Exercise brief - Below are the records. Retype, exactly, the lines from the first through the line with "from matplotlib.patches import", and leave out the pictures.

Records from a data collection
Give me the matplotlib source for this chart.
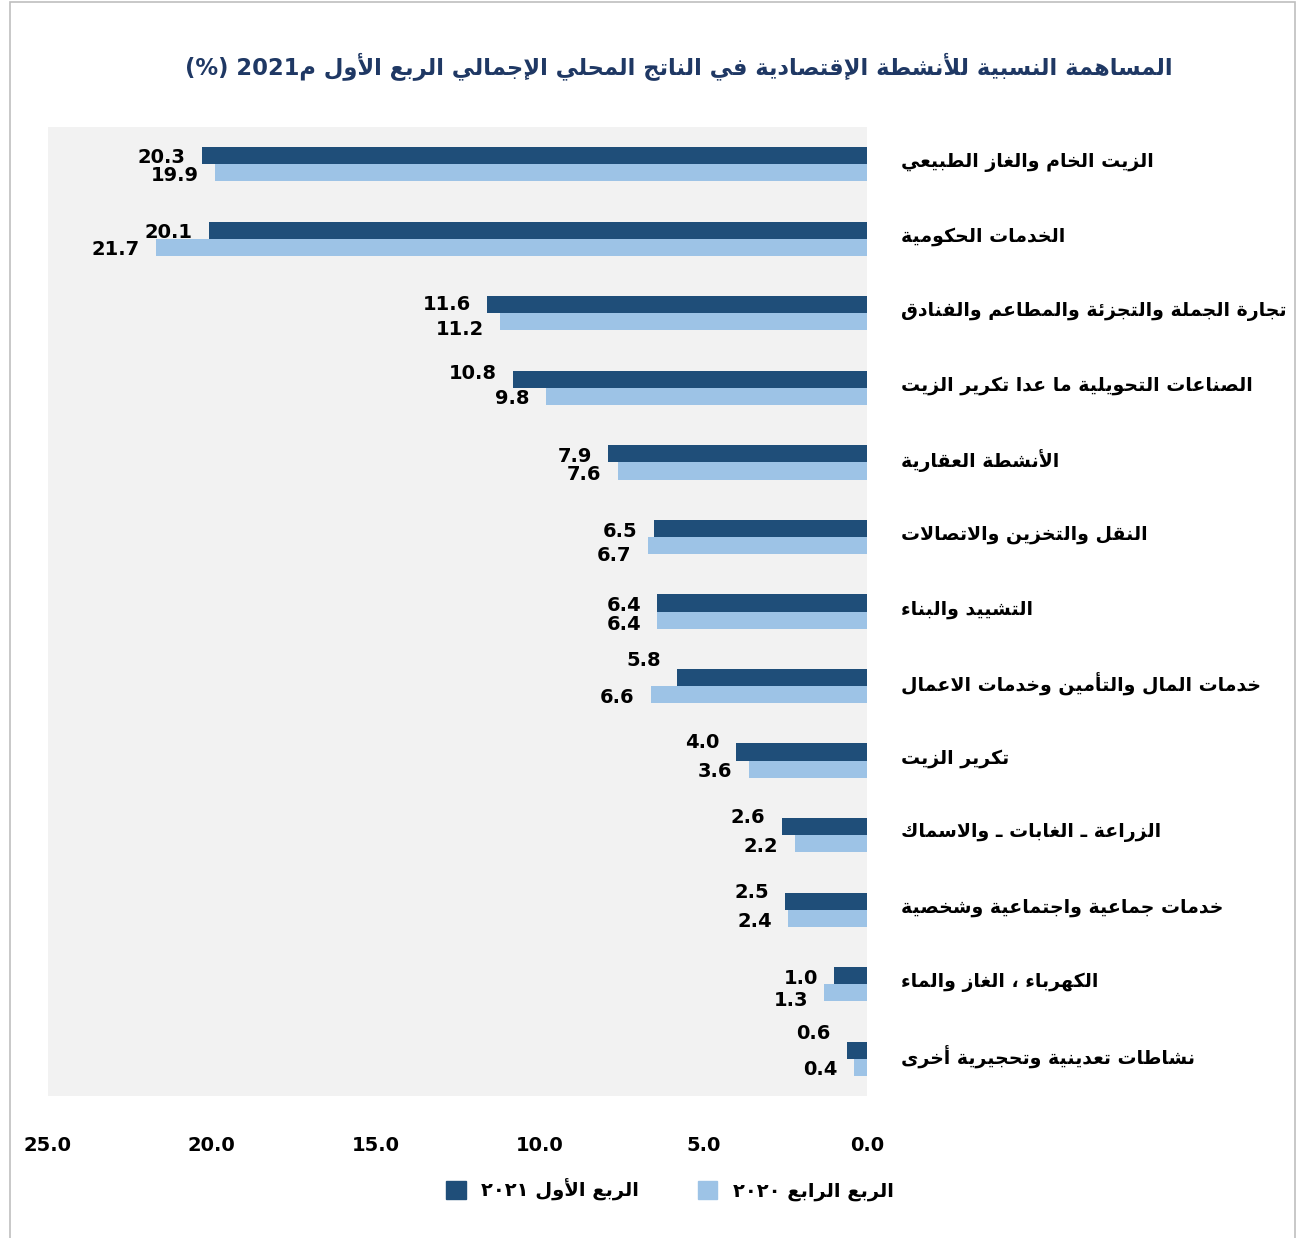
import re
import matplotlib
matplotlib.use('Agg')
import matplotlib.pyplot as plt
from matplotlib.patches import Rectangle, Patch

# ---- data ----
categories = [
    'الزيت الخام والغاز الطبيعي',
    'الخدمات الحكومية',
    'تجارة الجملة والتجزئة والمطاعم والفنادق',
    'الصناعات التحويلية ما عدا تكرير الزيت',
    'الأنشطة العقارية',
    'النقل والتخزين والاتصالات',
    'التشييد والبناء',
    'خدمات المال والتأمين وخدمات الاعمال',
    'تكرير الزيت',
    'الزراعة ـ الغابات ـ والاسماك',
    'خدمات جماعية واجتماعية وشخصية',
    'الكهرباء ، الغاز والماء',
    'نشاطات تعدينية وتحجيرية أخرى',
]
q1_2021 = [20.3, 20.1, 11.6, 10.8, 7.9, 6.5, 6.4, 5.8, 4.0, 2.6, 2.5, 1.0, 0.6]
q4_2020 = [19.9, 21.7, 11.2, 9.8, 7.6, 6.7, 6.4, 6.6, 3.6, 2.2, 2.4, 1.3, 0.4]
series_names = ['الربع الأول ٢٠٢١', 'الربع الرابع ٢٠٢٠']
title = 'المساهمة النسبية للأنشطة الإقتصادية في الناتج المحلي الإجمالي الربع الأول م2021 (%)'
x_ticks = [25, 20, 15, 10, 5, 0]

# label nudges in pixels (down = positive), as placed by hand in the original
dark_nudge = [0, 0, -3, -8, 0, 1, 0, -19, -12, -11, -11, 1, -19]
light_nudge = [0, 0, 5, 0, 1, 8, 2, 1, 0, 1, 1, 5, 0]

# ---- minimal arabic shaping (matplotlib has no shaping / bidi) ----
_letters = ('\u0621\u0622\u0623\u0624\u0625\u0626\u0627\u0628\u0629\u062a\u062b\u062c\u062d'
            '\u062e\u062f\u0630\u0631\u0632\u0633\u0634\u0635\u0636\u0637\u0638\u0639\u063a'
            '\u0641\u0642\u0643\u0644\u0645\u0646\u0647\u0648\u0649\u064a')
_nforms = [1, 2, 2, 2, 2, 4, 2, 4, 2, 4, 4, 4, 4, 4, 2, 2, 2, 2, 4, 4, 4, 4, 4, 4, 4, 4,
           4, 4, 4, 4, 4, 4, 4, 2, 2, 4]
FORMS = {}
_cp = 0xFE80
for ch, n in zip(_letters, _nforms):
    FORMS[ch] = [chr(_cp + k) for k in range(n)]
    _cp += n
LAMALEF = {'\u0622': ('\ufef5', '\ufef6'), '\u0623': ('\ufef7', '\ufef8'),
           '\u0625': ('\ufef9', '\ufefa'), '\u0627': ('\ufefb', '\ufefc')}


def shape(text):
    toks = []
    i = 0
    while i < len(text):
        c = text[i]
        if c == '\u0644' and i + 1 < len(text) and text[i + 1] in LAMALEF:
            toks.append(list(LAMALEF[text[i + 1]]))
            i += 2
            continue
        if c == '\u0640':
            toks.append(['\u0640'] * 4)
        elif c in FORMS:
            toks.append(FORMS[c])
        else:
            toks.append(c)
        i += 1

    def fwd(t):  # joins to the following letter
        return isinstance(t, list) and len(t) == 4

    def back(t):  # joins to the preceding letter
        return isinstance(t, list) and len(t) >= 2

    out = []
    for k, t in enumerate(toks):
        if not isinstance(t, list):
            out.append(t)
            continue
        p = k > 0 and fwd(toks[k - 1]) and back(t)
        n = k + 1 < len(toks) and fwd(t) and back(toks[k + 1])
        if p and n:
            out.append(t[3])
        elif p:
            out.append(t[1])
        elif n:
            out.append(t[2])
        else:
            out.append(t[0])
    return ''.join(out)


def ar(text):
    r = shape(text)[::-1]
    r = re.sub(r'[0-9\u0660-\u0669A-Za-z.]+', lambda m: m.group(0)[::-1], r)
    return r.translate(str.maketrans('()', ')('))


# ---- plot ----
dark = '#1F4E79'
light = '#9DC3E6'
plt.rcParams['font.family'] = ['DejaVu Sans']

fig = plt.figure(figsize=(12.96, 12.38), dpi=100)
fig.patches.append(Rectangle((10 / 1296, -0.01), 1285 / 1296, 1.0 - 2 / 1238 + 0.01,
                             transform=fig.transFigure, fill=False,
                             edgecolor='#BFBFBF', linewidth=1.2))

ax = fig.add_axes([48 / 1296, 1 - 1096 / 1238, 819 / 1296, 969 / 1238])
ax.set_facecolor('#F2F2F2')

pos = list(range(len(categories)))
h = 0.23
px = 13 / 969  # data units per pixel on the y axis
ax.barh([p - h / 2 for p in pos], q1_2021, height=h, color=dark)
ax.barh([p + h / 2 for p in pos], q4_2020, height=h, color=light)

for p, a, b in zip(pos, q1_2021, q4_2020):
    ax.text(a + 0.5, p - h / 2 + 0.03 + dark_nudge[p] * px, f'{a:.1f}',
            ha='right', va='center', fontsize=14, fontweight='bold')
    ax.text(b + 0.5, p + h / 2 + 0.03 + light_nudge[p] * px, f'{b:.1f}',
            ha='right', va='center', fontsize=14, fontweight='bold')
    ax.text(-1.04, p - 0.03, ar(categories[p]), ha='left', va='center',
            fontsize=13.6, fontweight='bold')

ax.set_xlim(25, 0)
ax.set_ylim(len(categories) - 0.5, -0.5)
ax.set_xticks(x_ticks)
ax.set_xticklabels([f'{v:.1f}' for v in x_ticks], fontsize=14, fontweight='bold')
ax.tick_params(axis='x', length=0, pad=29)
ax.set_yticks([])
for s in ax.spines.values():
    s.set_visible(False)

fig.text(679 / 1296, 1 - 66 / 1238, ar(title), ha='center', va='center',
         fontsize=16.3, fontweight='bold', color='#1F3864')

handles = [Patch(color=dark), Patch(color=light)]
fig.legend(handles, [ar(n) for n in series_names], loc='center',
           bbox_to_anchor=(670 / 1296, 1 - 1190 / 1238), ncol=2, frameon=False,
           prop={'size': 14, 'weight': 'bold'}, columnspacing=3.0,
           handlelength=1.0, handleheight=1.0)

fig.savefig('out.png', dpi=100)
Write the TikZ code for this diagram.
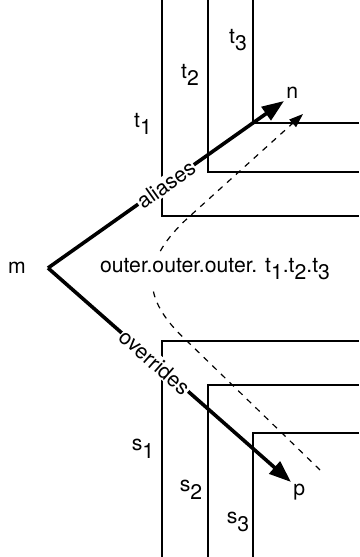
\documentclass[tikz,border=0pt]{standalone}
\usepackage{fontspec}
\setmainfont{TeX Gyre Heros}
\usepackage{tikz}
\usetikzlibrary{positioning}
\usetikzlibrary{arrows.meta}
\newcommand{\lowsub}[1]{\raisebox{-0.7ex}{#1}}

\begin{document}
\begin{tikzpicture}[x=0.5pt,y=0.5pt,font=\fontsize{10.6}{12.5}\selectfont]
            \useasboundingbox (0,0) rectangle (359,557);
            % nested scopes t_1, t_2, t_3
            \draw[line width=0.8pt] (162,557) |- (359,341);
            \draw[line width=0.8pt] (208,557) |- (359,385);
            \draw[line width=0.8pt] (253,557) |- (359,434);
            % nested scopes s_1, s_2, s_3
            \draw[line width=0.8pt] (162,0) |- (359,216);
            \draw[line width=0.8pt] (208,0) |- (359,172);
            \draw[line width=0.8pt] (253,0) |- (359,124);
            \node (t1) at (143,433) {t\lowsub{1}};
            \node (t2) at (190,482) {t\lowsub{2}};
            \node (t3) at (238,517) {t\lowsub{3}};
            \node (s1) at (143,108) {s\lowsub{1}};
            \node (s2) at (191,67) {s\lowsub{2}};
            \node (s3) at (238,35) {s\lowsub{3}};
            % lookup path
            \coordinate (d0) at (320,87);
            \coordinate (d1) at (303,443);
            \draw[dashed, line width=0.6pt, -{Triangle[length=7pt,width=5pt]}] (d0) -- (187,216) .. controls (140,259) and (140,296) .. (190,341) -- (d1);
            \node[fill=white, inner xsep=1pt, inner ysep=3pt] (path) at (215,288) {outer.outer.outer. t\lowsub{1}.t\lowsub{2}.t\lowsub{3}};
            \node (m) at (17,289) {m};
            \coordinate (o) at (48,289);
            \node[anchor=south west, inner sep=1pt] (n) at (284,456) {n};
            \node[anchor=north west, inner sep=1pt] (p) at (291,75) {p};
            \draw[line width=1.8pt, -{Triangle[length=11pt,width=8pt]}] (o) -- node[sloped, fill=white, inner sep=0.5pt, pos=0.5] {aliases} (n.south west);
            \draw[line width=1.8pt, -{Triangle[length=11pt,width=8pt]}] (o) -- node[sloped, fill=white, inner sep=0.5pt, pos=0.44] {overrides} (p.north west);
        \end{tikzpicture}
\end{document}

Exercise output -
Give me the matplotlib source for this chart.
import re
import matplotlib
matplotlib.use('Agg')
import matplotlib.pyplot as plt
from matplotlib.patches import Rectangle, Patch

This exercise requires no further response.